2005 train crash in Pakistan

The Ghotki rail crash occurred on 13 July 2005, at around 3:40am local time (2240 July 12 UTC) near Ghotki, Pakistan. No. 24 Dn train (Quetta Express) stopped at the station of Sarhad was hit from behind by the following Karachi Express (No. 16 Dn) train, causing several cars to derail; these were then hit by a third train running in the opposite direction (Tezgam). A total of seventeen train cars, carrying over 3000 passengers, were wrecked. Estimates of the death toll ranged as high as over 130. It was the worst train accident in Pakistan in fifteen years.

==Accident==
The Quetta Express was stopped at Sarhad station because of a fault in the brakes when the Karachi Express travelling from Lahore to Karachi on the same line half an hour later and moving at about 120 km/h (75 mph), collided with it from behind. An emergency brake application after the crew saw the tail light of the stopped train could not prevent the collision because of insufficient braking power; two coaches had been isolated from the train braking system. The collision caused at least three train cars to derail onto the opposite direction track, where they were subsequently hit by Tezgam, heading from Karachi to Rawalpindi. More cars were derailed by this second impact, bringing the total to thirteen. All three trains were full of passengers, as trains often are in Pakistan. a total of seventeen cars were wrecked, with over 3000 passengers.

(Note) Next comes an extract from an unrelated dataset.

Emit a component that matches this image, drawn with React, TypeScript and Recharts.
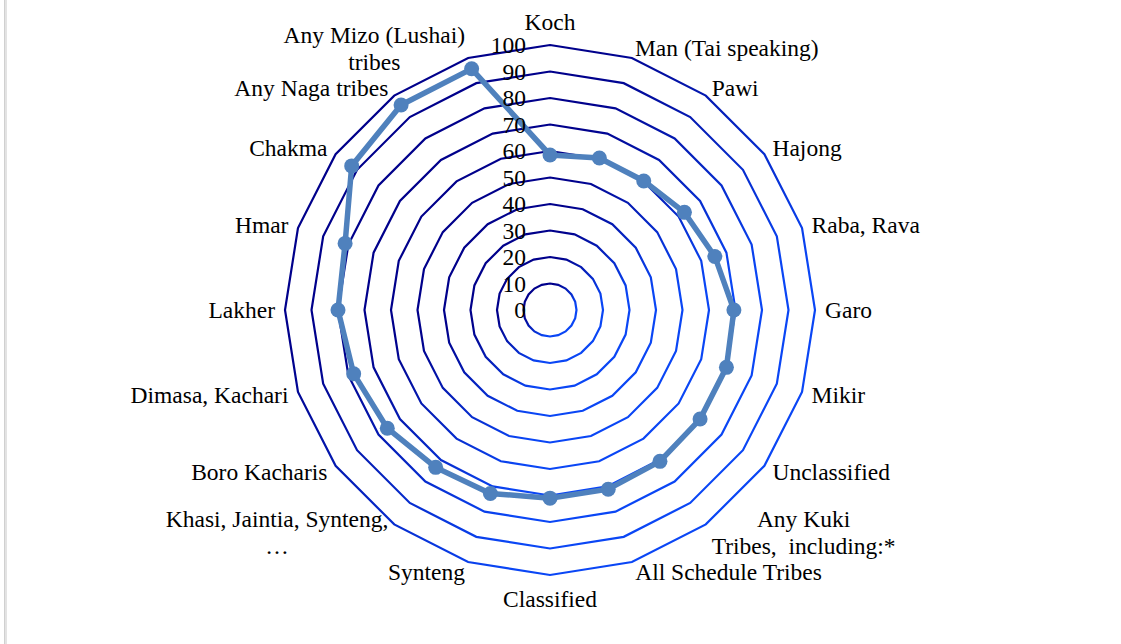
import { RadarChart, Radar, PolarGrid, PolarAngleAxis, PolarRadiusAxis } from "recharts";

const categories = [
  "Koch",
  "Man (Tai speaking)",
  "Pawi",
  "Hajong",
  "Raba, Rava",
  "Garo",
  "Mikir",
  "Unclassified",
  "Any Kuki\nTribes,  including:*",
  "All Schedule Tribes",
  "Classified",
  "Synteng",
  "Khasi, Jaintia, Synteng,\n…",
  "Boro Kacharis",
  "Dimasa, Kachari",
  "Lakher",
  "Hmar",
  "Chakma",
  "Any Naga tribes",
  "Any Mizo (Lushai)\ntribes",
];

const literacy = [
  58.5, 60.3, 60.2, 62.7, 65.4, 69.4, 70, 70, 70.6, 71.1, 71, 72.8, 73.4, 75.9,
  77.9, 80, 81.3, 92.5, 95.6, 95.7,
];

const radiusTicks = [0, 10, 20, 30, 40, 50, 60, 70, 80, 90, 100];

const data = categories.map((c, i) => ({ category: c, value: literacy[i] }));

const CX = 550;
const CY = 310;
const R = 265;
const FONT = "'Times New Roman', 'Liberation Serif', serif";
const FONT_SIZE = 23.5;
const LINE_H = 27;
const SERIES = "#4F81BD";

let ctx: CanvasRenderingContext2D | null = null;
const measure = (s: string) => {
  if (!ctx) {
    ctx = document.createElement("canvas").getContext("2d");
  }
  if (!ctx) return s.length * FONT_SIZE * 0.45;
  ctx.font = `${FONT_SIZE}px ${FONT}`;
  return ctx.measureText(s).width;
};

const AngleTick = (props: any) => {
  const { payload } = props;
  const a = (payload.coordinate * Math.PI) / 180;
  const ux = Math.cos(a);
  const uy = -Math.sin(a);
  const vx = CX + R * ux;
  const vy = CY + R * uy;
  const lines = String(payload.value).split("\n");
  const blockH = lines.length * LINE_H;
  const w = Math.max(...lines.map(measure));
  let centerX = vx;
  let centerY = vy;
  if (Math.abs(ux) < 0.05) {
    centerY = vy + uy * (10 + blockH / 2);
  } else {
    const edge = vx + 10 * ux;
    centerX = ux > 0 ? edge + w / 2 : edge - w / 2;
    centerY = vy + 10 * uy;
  }
  const y0 = centerY - ((lines.length - 1) * LINE_H) / 2;
  return (
    <g>
      {lines.map((l, i) => (
        <text
          key={i}
          x={centerX}
          y={y0 + i * LINE_H}
          textAnchor="middle"
          dominantBaseline="central"
          fontFamily={FONT}
          fontSize={FONT_SIZE}
          fill="#000"
          style={{ whiteSpace: "pre" }}
        >
          {l}
        </text>
      ))}
    </g>
  );
};

const RadiusTick = (props: any) => {
  const { y, payload } = props;
  return (
    <text
      x={CX - 24}
      y={y}
      textAnchor="end"
      dominantBaseline="central"
      fontFamily={FONT}
      fontSize={FONT_SIZE}
      fill="#000"
    >
      {payload.value}
    </text>
  );
};

const SeriesDot = (props: any) => {
  const { cx, cy, index } = props;
  if (cx == null || cy == null) return <g key={index} />;
  return <circle key={index} cx={cx} cy={cy} r={7.5} fill={SERIES} />;
};

const App = () => {
  return (
    <div
      style={{
        position: "absolute",
        left: 0,
        top: 0,
        width: 1121,
        height: 644,
        background: "#fff",
      }}
    >
      <svg width={0} height={0} style={{ position: "absolute" }}>
        <defs>
          <linearGradient id="gridGrad" x1="0" y1="0" x2="1" y2="1">
            <stop offset="0.3" stopColor="#00008B" />
            <stop offset="0.7" stopColor="#0A46F5" />
          </linearGradient>
        </defs>
      </svg>
      <div
        style={{
          position: "absolute",
          left: 4,
          top: 0,
          width: 2,
          height: 644,
          background: "#e3e3e3",
          borderLeft: "1px solid #d0d0d0",
        }}
      />
      <RadarChart
        width={1121}
        height={644}
        data={data}
        cx={CX}
        cy={CY}
        outerRadius={R}
        margin={{ top: 0, right: 0, bottom: 0, left: 0 }}
      >
        <PolarGrid
          gridType="polygon"
          radialLines={false}
          stroke="url(#gridGrad)"
          strokeWidth={2.2}
        />
        <PolarAngleAxis
          dataKey="category"
          tick={AngleTick}
          tickLine={false}
          axisLine={false}
        />
        <PolarRadiusAxis
          angle={90}
          domain={[0, 100]}
          ticks={radiusTicks}
          tickCount={11}
          tick={RadiusTick}
          axisLine={false}
          tickLine={false}
        />
        <Radar
          dataKey="value"
          stroke={SERIES}
          strokeWidth={5.5}
          fill="none"
          fillOpacity={0}
          dot={SeriesDot}
          isAnimationActive={false}
        />
      </RadarChart>
    </div>
  );
};

export default App;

The Ghotki crash was the worst rail accident in Pakistan since the 1990 Sukkur rail disaster. The exact number killed was not originally known; initial reports were of 109, 120, 127, or more than 130 deaths, with many critically injured.

==Causes==
Initially the conductor or driver of the Karachi Express was believed to have missed or misread a signal, but subsequent investigations found that the signalling system was faulty and the crew had misjudged which signal was wrong. Also the points had not been set to direct the train to the loop line.